Excerpted records:
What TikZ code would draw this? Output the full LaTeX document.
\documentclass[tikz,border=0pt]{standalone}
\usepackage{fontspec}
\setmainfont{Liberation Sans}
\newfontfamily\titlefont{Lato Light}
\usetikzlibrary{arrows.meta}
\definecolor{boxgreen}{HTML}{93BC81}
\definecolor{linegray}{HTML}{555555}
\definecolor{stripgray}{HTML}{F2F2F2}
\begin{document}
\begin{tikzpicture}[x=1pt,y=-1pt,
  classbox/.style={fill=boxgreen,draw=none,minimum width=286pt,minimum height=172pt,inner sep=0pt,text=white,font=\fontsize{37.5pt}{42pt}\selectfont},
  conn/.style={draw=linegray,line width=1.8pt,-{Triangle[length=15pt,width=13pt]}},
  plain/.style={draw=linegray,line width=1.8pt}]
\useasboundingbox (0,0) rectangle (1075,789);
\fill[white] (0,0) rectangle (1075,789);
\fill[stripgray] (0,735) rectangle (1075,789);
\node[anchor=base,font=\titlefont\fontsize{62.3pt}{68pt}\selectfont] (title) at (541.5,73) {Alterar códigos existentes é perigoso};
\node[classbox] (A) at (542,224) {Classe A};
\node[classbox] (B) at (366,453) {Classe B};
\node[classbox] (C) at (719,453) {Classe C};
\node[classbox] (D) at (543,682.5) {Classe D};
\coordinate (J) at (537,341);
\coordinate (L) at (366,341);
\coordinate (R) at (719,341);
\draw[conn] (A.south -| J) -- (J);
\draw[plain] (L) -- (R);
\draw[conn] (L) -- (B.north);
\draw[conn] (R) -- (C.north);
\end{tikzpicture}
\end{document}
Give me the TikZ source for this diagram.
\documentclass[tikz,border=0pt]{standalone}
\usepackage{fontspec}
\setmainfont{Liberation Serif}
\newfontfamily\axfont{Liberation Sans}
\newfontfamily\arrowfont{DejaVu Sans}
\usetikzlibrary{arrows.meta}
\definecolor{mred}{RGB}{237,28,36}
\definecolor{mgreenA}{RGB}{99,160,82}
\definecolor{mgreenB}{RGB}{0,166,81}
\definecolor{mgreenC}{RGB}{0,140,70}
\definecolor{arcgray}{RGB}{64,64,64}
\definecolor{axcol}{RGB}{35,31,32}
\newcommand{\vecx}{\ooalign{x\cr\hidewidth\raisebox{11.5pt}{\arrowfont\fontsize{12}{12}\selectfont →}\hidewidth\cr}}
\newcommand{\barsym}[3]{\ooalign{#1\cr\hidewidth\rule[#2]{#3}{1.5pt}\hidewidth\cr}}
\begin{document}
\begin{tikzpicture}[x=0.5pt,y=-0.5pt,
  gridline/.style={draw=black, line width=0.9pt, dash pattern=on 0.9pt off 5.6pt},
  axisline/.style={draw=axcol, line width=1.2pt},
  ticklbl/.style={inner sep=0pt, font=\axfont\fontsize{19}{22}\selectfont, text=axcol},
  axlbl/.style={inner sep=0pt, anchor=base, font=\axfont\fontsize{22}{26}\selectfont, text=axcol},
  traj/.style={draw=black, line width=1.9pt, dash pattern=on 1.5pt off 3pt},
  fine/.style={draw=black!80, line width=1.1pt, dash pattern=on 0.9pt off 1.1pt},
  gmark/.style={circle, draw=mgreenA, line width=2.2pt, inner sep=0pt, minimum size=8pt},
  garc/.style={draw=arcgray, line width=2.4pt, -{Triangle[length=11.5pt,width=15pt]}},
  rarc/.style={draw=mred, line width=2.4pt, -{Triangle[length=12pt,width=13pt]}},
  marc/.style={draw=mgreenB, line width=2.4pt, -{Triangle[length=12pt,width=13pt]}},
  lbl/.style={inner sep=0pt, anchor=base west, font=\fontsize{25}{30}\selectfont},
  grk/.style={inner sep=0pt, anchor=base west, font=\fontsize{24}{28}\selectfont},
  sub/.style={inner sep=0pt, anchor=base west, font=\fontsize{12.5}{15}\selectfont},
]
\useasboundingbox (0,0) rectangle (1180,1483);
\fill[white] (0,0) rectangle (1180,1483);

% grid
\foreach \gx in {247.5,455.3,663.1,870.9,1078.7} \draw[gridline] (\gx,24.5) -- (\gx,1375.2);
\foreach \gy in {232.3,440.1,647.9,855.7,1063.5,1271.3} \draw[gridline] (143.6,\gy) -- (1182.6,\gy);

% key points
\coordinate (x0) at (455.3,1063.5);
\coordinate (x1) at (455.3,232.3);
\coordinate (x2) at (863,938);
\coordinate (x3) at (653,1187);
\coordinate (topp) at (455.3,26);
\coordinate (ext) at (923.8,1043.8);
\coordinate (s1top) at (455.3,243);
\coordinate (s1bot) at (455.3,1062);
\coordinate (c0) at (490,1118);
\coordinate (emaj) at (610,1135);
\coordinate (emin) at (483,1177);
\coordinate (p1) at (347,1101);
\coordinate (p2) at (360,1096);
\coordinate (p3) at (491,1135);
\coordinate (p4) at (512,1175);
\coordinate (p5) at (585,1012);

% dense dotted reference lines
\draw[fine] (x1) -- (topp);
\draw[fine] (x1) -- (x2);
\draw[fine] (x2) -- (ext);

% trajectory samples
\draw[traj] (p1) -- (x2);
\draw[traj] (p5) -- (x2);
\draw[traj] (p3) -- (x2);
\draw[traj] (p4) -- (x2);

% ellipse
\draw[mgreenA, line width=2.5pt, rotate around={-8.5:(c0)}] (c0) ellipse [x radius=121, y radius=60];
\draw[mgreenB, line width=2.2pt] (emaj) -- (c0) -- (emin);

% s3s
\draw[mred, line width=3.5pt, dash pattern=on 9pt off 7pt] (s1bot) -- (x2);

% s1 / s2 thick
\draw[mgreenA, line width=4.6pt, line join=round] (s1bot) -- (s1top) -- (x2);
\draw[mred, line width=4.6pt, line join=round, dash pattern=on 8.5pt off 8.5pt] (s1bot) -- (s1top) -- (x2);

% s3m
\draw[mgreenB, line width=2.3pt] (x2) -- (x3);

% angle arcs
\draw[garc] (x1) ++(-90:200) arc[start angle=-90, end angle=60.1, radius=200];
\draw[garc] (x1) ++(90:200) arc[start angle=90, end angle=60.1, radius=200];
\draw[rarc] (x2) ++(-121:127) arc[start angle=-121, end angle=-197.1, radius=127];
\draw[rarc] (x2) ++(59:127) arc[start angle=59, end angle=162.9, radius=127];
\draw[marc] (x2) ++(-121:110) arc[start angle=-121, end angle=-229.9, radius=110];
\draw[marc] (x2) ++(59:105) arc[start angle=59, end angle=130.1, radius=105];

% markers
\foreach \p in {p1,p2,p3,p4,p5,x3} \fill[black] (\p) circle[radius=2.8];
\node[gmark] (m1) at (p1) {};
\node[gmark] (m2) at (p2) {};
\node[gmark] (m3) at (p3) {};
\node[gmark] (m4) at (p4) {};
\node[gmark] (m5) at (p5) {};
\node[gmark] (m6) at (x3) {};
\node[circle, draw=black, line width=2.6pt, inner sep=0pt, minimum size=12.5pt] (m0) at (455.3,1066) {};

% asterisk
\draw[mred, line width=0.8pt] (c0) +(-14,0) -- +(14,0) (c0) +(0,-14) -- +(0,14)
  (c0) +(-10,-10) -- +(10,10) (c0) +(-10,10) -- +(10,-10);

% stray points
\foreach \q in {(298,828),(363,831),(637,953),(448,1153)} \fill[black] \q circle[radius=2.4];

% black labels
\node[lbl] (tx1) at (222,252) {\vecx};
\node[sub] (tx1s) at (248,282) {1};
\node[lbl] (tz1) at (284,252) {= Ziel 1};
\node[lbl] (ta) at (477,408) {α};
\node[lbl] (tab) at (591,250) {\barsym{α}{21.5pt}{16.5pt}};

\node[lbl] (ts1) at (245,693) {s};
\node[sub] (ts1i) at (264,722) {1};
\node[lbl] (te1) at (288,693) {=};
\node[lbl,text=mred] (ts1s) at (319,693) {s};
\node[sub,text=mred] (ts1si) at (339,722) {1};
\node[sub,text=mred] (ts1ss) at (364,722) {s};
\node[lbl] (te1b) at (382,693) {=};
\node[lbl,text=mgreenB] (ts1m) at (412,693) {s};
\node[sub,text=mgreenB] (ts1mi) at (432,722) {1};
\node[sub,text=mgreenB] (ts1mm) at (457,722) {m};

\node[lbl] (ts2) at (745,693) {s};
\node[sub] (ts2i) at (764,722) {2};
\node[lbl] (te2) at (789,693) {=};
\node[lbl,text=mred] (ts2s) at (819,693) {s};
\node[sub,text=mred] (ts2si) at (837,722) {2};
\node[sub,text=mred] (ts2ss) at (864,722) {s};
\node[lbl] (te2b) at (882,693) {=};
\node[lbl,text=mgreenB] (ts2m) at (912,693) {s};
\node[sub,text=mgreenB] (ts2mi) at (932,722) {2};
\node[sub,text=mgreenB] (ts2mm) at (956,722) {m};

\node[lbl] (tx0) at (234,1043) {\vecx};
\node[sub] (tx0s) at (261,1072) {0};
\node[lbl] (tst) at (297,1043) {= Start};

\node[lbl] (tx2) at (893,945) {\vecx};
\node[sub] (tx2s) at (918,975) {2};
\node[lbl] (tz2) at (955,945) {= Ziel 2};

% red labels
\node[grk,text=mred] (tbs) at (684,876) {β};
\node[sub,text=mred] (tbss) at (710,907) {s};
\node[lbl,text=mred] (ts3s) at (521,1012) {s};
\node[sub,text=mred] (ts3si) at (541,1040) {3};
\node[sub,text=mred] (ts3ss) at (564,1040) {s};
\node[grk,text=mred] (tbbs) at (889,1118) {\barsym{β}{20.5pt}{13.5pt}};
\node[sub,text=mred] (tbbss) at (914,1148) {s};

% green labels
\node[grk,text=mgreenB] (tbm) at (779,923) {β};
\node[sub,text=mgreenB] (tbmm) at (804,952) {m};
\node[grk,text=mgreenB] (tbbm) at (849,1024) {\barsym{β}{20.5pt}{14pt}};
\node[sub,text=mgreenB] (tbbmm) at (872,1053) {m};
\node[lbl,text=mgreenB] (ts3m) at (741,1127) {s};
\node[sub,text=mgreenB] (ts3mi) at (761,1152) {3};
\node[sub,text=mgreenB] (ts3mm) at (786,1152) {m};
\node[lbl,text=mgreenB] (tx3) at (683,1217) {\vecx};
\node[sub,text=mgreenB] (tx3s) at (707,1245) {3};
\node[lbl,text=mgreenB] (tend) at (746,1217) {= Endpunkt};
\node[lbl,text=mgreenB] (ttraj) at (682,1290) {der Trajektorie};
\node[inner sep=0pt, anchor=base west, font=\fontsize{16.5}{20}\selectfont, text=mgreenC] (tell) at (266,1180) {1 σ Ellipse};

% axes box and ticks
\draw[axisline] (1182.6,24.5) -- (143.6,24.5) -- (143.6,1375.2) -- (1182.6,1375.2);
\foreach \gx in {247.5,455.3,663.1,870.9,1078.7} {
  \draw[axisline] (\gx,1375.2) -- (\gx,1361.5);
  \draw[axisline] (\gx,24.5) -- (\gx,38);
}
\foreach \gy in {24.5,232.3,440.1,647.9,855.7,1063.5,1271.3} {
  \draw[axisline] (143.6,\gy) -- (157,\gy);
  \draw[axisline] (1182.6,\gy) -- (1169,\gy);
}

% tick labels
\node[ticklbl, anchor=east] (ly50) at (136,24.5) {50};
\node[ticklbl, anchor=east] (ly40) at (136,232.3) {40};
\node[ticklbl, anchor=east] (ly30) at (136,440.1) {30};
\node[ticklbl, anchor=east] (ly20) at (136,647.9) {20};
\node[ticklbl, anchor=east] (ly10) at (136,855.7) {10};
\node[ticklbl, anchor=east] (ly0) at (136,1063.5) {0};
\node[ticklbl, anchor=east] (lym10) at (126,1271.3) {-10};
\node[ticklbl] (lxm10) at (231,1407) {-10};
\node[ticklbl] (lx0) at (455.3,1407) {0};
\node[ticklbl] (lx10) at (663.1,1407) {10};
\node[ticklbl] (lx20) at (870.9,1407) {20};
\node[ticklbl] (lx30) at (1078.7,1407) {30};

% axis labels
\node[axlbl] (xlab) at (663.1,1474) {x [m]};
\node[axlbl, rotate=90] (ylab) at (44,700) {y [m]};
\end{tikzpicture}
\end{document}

Required task:
Locate the lines above that hold the word "this". Show every one of them.

Reply to the exercise:
What TikZ code would draw this? Output the full LaTeX document.
Give me the TikZ source for this diagram.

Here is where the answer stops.